Micro-Abrasion and Surface Smoothing

After the iron is stripped of all residue and rust, the surface morphology often reveals pitting where the metal has been eaten away by corrosion. To restore the pan to a functional state, micro-abrasion is employed. This involves the use of fine-grit abrasives, typically ranging from 120 to 400 grit, to smooth the surface without removing significant amounts of the base material. Silicon carbide is often chosen for its hardness and sharp grain structure, allowing it to cut through any remaining hardened carbon without rounding off the sharp edges of the iron's grain boundaries. The goal is to achieve a surface that is smooth to the touch but still possesses enough 'tooth' for the polymerized oil to adhere. This balance is critical; a surface that is too polished (mirror-like) will often fail to hold a seasoning layer, leading to peeling and a lack of non-stick properties.

Passivation and the Preventive Patina

Once the metal is clean and smoothed, it is in its most vulnerable state, susceptible to 'flash rust' within minutes of exposure to air. Passivation is the process of making the metal surface passive, or less reactive, by creating a protective layer. In the context of cast iron, this is achieved through the application of food-grade mineral oils or drying oils followed by controlled heating. The oil fills the microscopic voids in the metal and, when heated above its smoke point, undergoes polymerization and carbonization. This forms a hard, durable, and hydrophobic barrier. Modern restorers often use multiple thin layers of oil, heating the pan to specific temperatures (typically between 400°F and 500°F) for set durations. This ensures that the patina is built up in a controlled manner, preventing the formation of sticky, unpolymerized oil pools.
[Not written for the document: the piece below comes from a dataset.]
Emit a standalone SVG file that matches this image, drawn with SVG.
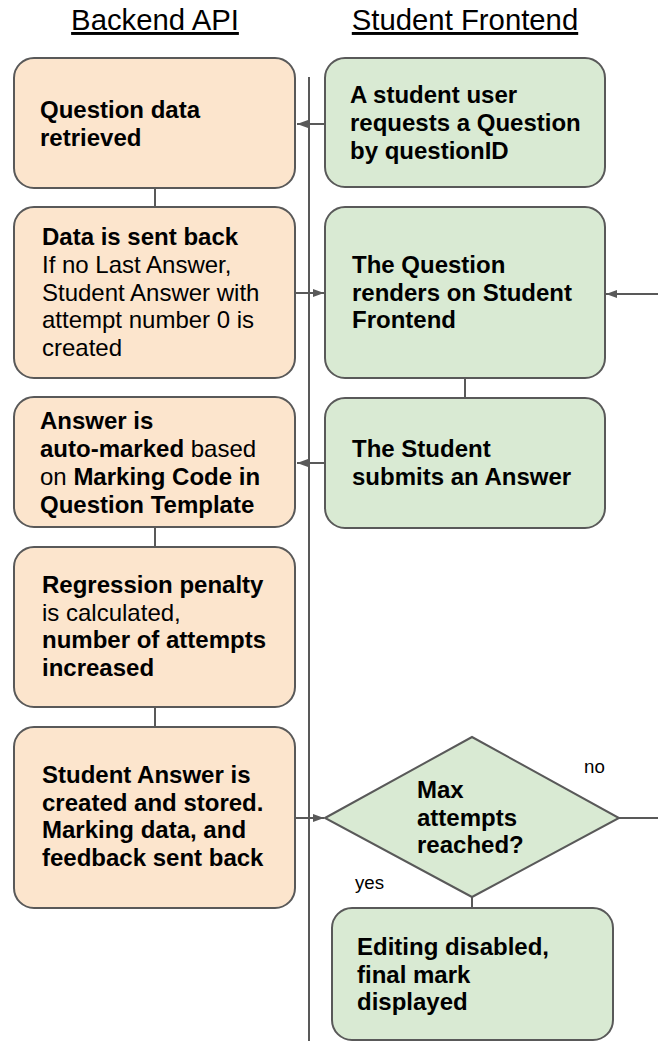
<svg xmlns="http://www.w3.org/2000/svg" width="658" height="1041" viewBox="0 0 658 1041">
<defs>
<style>
.t{font-family:"Liberation Sans",Arial,sans-serif;font-size:24px;fill:#000}
.b{font-weight:bold}
.title{font-family:"Liberation Sans",Arial,sans-serif;font-size:29.3px;fill:#000;text-decoration:underline}
.lbl{font-family:"Liberation Sans",Arial,sans-serif;font-size:18.7px;fill:#000}
.or{fill:#fce5cd;stroke:#595959;stroke-width:2}
.gr{fill:#d9ead3;stroke:#595959;stroke-width:2}
.ln{fill:none;stroke:#595959;stroke-width:2}
</style>
<marker id="ah" markerWidth="12" markerHeight="10" refX="11" refY="5" orient="auto" markerUnits="userSpaceOnUse">
<path d="M0,1 L11,5 L0,9 Z" fill="#595959"/>
</marker>
</defs>
<rect width="658" height="1041" fill="#ffffff"/>
<g id="titles">
<text class="title" x="155" y="30" text-anchor="middle">Backend API</text>
<text class="title" x="465" y="30" text-anchor="middle">Student Frontend</text>
</g>
<g id="connectors">
<line class="ln" x1="309" y1="77" x2="309" y2="1041"/>
<line class="ln" x1="325" y1="124" x2="297" y2="124" marker-end="url(#ah)"/>
<line class="ln" x1="155" y1="188" x2="155" y2="207"/>
<line class="ln" x1="296" y1="293" x2="324" y2="293" marker-end="url(#ah)"/>
<line class="ln" x1="658" y1="294" x2="606" y2="294" marker-end="url(#ah)"/>
<line class="ln" x1="465" y1="378" x2="465" y2="398"/>
<line class="ln" x1="325" y1="463" x2="297" y2="463" marker-end="url(#ah)"/>
<line class="ln" x1="155" y1="527" x2="155" y2="547"/>
<line class="ln" x1="155" y1="707" x2="155" y2="727"/>
<line class="ln" x1="296" y1="818" x2="324" y2="818" marker-end="url(#ah)"/>
<line class="ln" x1="619" y1="818" x2="658" y2="818"/>
<line class="ln" x1="472" y1="897" x2="472" y2="908"/>
<text class="lbl" x="584" y="773">no</text>
<text class="lbl" x="355" y="889">yes</text>
</g>
<g id="n1">
<rect class="or" x="14" y="58" width="281" height="130" rx="20"/>
<text class="t b" x="40" y="118">Question data</text>
<text class="t b" x="40" y="146">retrieved</text>
</g>
<g id="s1">
<rect class="gr" x="325" y="58" width="280" height="129" rx="20"/>
<text class="t b" x="350" y="103">A student user</text>
<text class="t b" x="350" y="131">requests a Question</text>
<text class="t b" x="350" y="159">by questionID</text>
</g>
<g id="n2">
<rect class="or" x="14" y="207" width="281" height="171" rx="20"/>
<text class="t b" x="42" y="245">Data is sent back</text>
<text class="t" x="42" y="273">If no Last Answer,</text>
<text class="t" x="42" y="301">Student Answer with</text>
<text class="t" x="42" y="328">attempt number 0 is</text>
<text class="t" x="42" y="356">created</text>
</g>
<g id="s2">
<rect class="gr" x="325" y="207" width="280" height="171" rx="20"/>
<text class="t b" x="352" y="273">The Question</text>
<text class="t b" x="352" y="301">renders on Student</text>
<text class="t b" x="352" y="328">Frontend</text>
</g>
<g id="n3">
<rect class="or" x="14" y="397" width="281" height="130" rx="20"/>
<text class="t b" x="40" y="429">Answer is</text>
<text class="t" x="40" y="457"><tspan class="b">auto-marked</tspan> based</text>
<text class="t" x="40" y="485">on <tspan class="b">Marking Code in</tspan></text>
<text class="t b" x="40" y="513">Question Template</text>
</g>
<g id="s3">
<rect class="gr" x="325" y="398" width="280" height="130" rx="20"/>
<text class="t b" x="352" y="457">The Student</text>
<text class="t b" x="352" y="485">submits an Answer</text>
</g>
<g id="n4">
<rect class="or" x="14" y="547" width="281" height="160" rx="20"/>
<text class="t b" x="42" y="593">Regression penalty</text>
<text class="t" x="42" y="621">is calculated,</text>
<text class="t b" x="42" y="648">number of attempts</text>
<text class="t b" x="42" y="676">increased</text>
</g>
<g id="n5">
<rect class="or" x="14" y="727" width="281" height="181" rx="20"/>
<text class="t b" x="42" y="783">Student Answer is</text>
<text class="t b" x="42" y="811">created and stored.</text>
<text class="t b" x="42" y="838">Marking data, and</text>
<text class="t b" x="42" y="866">feedback sent back</text>
</g>
<g id="d1">
<polygon class="gr" points="325,818 472,737 619,818 472,897"/>
<text class="t b" x="417" y="798">Max</text>
<text class="t b" x="417" y="826">attempts</text>
<text class="t b" x="417" y="853">reached?</text>
</g>
<g id="s4">
<rect class="gr" x="332" y="908" width="281" height="132" rx="20"/>
<text class="t b" x="357" y="955">Editing disabled,</text>
<text class="t b" x="357" y="983">final mark</text>
<text class="t b" x="357" y="1010">displayed</text>
</g>
</svg>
Surface passivation is not merely about preventing rust; it is about creating a low-friction interface where the coefficient of friction is significantly reduced by the presence of a cross-linked polymer matrix.

Evaluating Metal Fatigue and Structural Integrity

Restoration also involves a thorough inspection for structural defects. Vintage cast iron is prone to cracks, often caused by thermal shock—such as placing a hot pan under cold water. These cracks can be nearly invisible to the naked eye. Restorers use a 'ringing' test, where the pan is struck lightly; a clear, bell-like tone indicates a solid structure, while a dull thud often signals a crack. For high-value heritage pieces, dye penetrant inspection may be used to identify surface-breaking defects. Understanding the micro-mechanics of metal fatigue is essential for determining if a pan is safe for use or if it should be retired as a decorative item. A pan with significant thinning due to over-cleaning or deep pitting may no longer have the structural integrity to withstand the thermal expansion associated with modern high-output burners. By applying these scientific principles, restorers ensure that these historical artifacts remain functional and safe for the next generation of users. The meticulous attention to detail in the micro-abrasion phase and the chemistry of the passivation phase results in a cooking tool that performs with the precision of modern equipment while retaining its historical character. This disciplined approach preserves the legacy of early iron foundries and the craftsmanship that defined a previous era of industrial metallurgy. Through these technical interventions, the life cycle of the iron is extended indefinitely, demonstrating the remarkable durability of the ferrous alloy when properly maintained and restored.